PROMPT: Retype the data exactly, from its first line to the line containing "(0,0) rectangle (1071,787);", including both, and skip any picture.

-.-.-

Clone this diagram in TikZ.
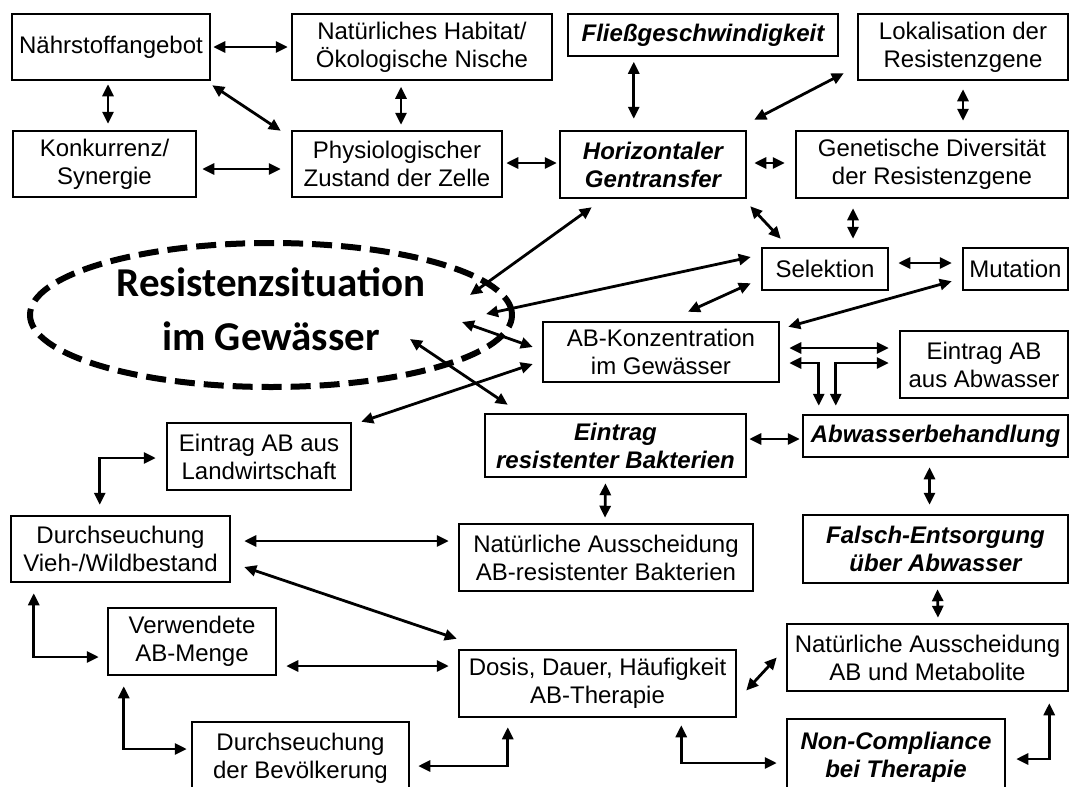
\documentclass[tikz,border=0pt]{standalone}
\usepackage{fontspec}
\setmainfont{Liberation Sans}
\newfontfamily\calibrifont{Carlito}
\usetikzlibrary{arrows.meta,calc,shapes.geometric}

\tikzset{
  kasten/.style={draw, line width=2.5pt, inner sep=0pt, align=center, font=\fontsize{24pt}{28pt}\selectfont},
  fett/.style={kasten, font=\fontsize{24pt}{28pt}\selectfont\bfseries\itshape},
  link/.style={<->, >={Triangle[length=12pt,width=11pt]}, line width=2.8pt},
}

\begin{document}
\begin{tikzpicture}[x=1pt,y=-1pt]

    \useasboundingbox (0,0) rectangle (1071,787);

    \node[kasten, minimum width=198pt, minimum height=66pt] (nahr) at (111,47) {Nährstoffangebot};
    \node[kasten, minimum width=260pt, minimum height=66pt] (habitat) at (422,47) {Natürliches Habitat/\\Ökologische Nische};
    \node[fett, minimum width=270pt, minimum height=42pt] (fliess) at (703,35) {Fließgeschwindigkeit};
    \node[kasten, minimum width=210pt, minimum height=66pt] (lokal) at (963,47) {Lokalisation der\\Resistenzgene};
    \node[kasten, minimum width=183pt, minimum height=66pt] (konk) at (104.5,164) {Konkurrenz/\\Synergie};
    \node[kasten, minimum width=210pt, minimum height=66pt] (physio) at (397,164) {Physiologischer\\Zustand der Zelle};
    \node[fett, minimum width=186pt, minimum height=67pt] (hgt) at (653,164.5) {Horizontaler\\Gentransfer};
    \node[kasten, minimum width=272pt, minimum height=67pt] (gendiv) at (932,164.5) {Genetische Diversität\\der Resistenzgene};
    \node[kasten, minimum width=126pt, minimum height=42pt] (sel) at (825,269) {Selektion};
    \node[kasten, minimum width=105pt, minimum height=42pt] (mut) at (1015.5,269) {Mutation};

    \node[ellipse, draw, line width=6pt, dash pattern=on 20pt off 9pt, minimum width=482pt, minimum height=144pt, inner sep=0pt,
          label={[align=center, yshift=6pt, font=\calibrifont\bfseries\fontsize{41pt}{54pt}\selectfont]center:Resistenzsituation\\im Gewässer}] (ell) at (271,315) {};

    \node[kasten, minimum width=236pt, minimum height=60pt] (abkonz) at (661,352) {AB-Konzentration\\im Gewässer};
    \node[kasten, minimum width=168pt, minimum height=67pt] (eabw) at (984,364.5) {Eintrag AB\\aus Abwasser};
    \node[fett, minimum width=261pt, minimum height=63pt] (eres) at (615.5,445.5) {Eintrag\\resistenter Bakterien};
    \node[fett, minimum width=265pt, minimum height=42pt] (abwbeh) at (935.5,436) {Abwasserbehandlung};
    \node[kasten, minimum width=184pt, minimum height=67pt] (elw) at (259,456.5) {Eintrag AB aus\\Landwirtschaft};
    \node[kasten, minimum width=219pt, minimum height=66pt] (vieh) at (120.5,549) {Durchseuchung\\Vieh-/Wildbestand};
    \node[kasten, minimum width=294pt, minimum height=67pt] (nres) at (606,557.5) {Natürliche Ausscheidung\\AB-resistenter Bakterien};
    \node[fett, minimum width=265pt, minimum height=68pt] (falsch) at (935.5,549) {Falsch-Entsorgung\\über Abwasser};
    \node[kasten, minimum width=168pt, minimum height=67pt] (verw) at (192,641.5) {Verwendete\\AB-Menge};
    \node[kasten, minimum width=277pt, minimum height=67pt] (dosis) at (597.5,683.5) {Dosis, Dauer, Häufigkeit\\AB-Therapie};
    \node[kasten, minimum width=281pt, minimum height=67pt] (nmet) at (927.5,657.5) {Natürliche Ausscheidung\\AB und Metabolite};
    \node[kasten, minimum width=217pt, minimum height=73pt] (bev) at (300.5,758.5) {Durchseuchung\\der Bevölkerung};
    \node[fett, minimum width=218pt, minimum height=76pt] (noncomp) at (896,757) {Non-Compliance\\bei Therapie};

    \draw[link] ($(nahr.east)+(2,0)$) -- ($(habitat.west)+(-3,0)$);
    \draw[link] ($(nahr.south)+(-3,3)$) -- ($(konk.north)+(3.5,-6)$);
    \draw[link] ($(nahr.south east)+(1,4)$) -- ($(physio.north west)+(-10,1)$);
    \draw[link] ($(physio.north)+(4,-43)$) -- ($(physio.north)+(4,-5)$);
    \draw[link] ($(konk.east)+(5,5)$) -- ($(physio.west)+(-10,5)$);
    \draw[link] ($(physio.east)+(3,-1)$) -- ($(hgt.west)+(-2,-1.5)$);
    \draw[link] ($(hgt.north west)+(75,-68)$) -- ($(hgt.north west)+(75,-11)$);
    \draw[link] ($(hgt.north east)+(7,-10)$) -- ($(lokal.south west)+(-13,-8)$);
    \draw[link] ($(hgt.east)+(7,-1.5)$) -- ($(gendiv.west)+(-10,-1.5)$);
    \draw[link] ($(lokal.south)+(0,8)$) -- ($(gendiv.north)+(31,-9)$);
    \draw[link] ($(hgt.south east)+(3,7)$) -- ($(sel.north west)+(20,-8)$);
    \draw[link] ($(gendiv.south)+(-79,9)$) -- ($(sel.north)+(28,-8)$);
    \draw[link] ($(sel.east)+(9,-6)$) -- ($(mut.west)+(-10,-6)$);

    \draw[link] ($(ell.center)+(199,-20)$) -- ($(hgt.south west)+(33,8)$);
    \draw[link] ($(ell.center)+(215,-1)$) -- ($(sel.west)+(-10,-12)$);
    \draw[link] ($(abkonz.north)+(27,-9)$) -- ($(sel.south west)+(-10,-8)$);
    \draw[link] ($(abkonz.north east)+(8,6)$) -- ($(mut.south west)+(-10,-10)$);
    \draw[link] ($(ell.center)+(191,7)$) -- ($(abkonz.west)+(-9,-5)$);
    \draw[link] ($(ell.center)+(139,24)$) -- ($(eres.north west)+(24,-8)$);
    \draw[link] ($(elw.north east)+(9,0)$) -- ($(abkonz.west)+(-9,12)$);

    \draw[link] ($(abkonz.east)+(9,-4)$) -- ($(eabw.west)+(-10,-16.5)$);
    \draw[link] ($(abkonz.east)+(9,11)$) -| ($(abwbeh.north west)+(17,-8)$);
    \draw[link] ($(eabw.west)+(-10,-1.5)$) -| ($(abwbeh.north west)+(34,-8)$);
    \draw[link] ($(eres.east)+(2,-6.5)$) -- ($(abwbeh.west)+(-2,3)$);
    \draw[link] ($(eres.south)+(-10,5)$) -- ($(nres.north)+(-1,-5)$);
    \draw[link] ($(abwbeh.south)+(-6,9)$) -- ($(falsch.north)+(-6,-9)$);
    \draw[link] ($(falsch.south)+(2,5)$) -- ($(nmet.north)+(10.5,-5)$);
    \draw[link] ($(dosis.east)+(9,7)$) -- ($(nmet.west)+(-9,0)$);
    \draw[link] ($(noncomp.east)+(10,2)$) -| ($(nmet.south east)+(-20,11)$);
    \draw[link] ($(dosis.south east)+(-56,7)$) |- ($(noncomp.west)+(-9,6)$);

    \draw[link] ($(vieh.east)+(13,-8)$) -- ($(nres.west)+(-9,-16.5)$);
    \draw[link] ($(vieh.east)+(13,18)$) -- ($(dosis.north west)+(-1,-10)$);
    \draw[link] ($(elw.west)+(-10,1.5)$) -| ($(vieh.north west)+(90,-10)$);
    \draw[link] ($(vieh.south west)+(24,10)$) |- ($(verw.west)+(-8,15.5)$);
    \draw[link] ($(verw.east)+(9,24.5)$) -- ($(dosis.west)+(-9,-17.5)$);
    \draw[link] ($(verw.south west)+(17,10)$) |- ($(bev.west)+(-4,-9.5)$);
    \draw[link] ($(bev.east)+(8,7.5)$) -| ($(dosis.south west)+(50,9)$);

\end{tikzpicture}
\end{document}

-.-.-

SOLUTION TO THE PROBLEM:
Clone this diagram in TikZ.
\documentclass[tikz,border=0pt]{standalone}
\usepackage{fontspec}
\setmainfont{Liberation Sans}
\newfontfamily\calibrifont{Carlito}
\usetikzlibrary{arrows.meta,calc,shapes.geometric}

\tikzset{
  kasten/.style={draw, line width=2.5pt, inner sep=0pt, align=center, font=\fontsize{24pt}{28pt}\selectfont},
  fett/.style={kasten, font=\fontsize{24pt}{28pt}\selectfont\bfseries\itshape},
  link/.style={<->, >={Triangle[length=12pt,width=11pt]}, line width=2.8pt},
}

\begin{document}
\begin{tikzpicture}[x=1pt,y=-1pt]

    \useasboundingbox (0,0) rectangle (1071,787);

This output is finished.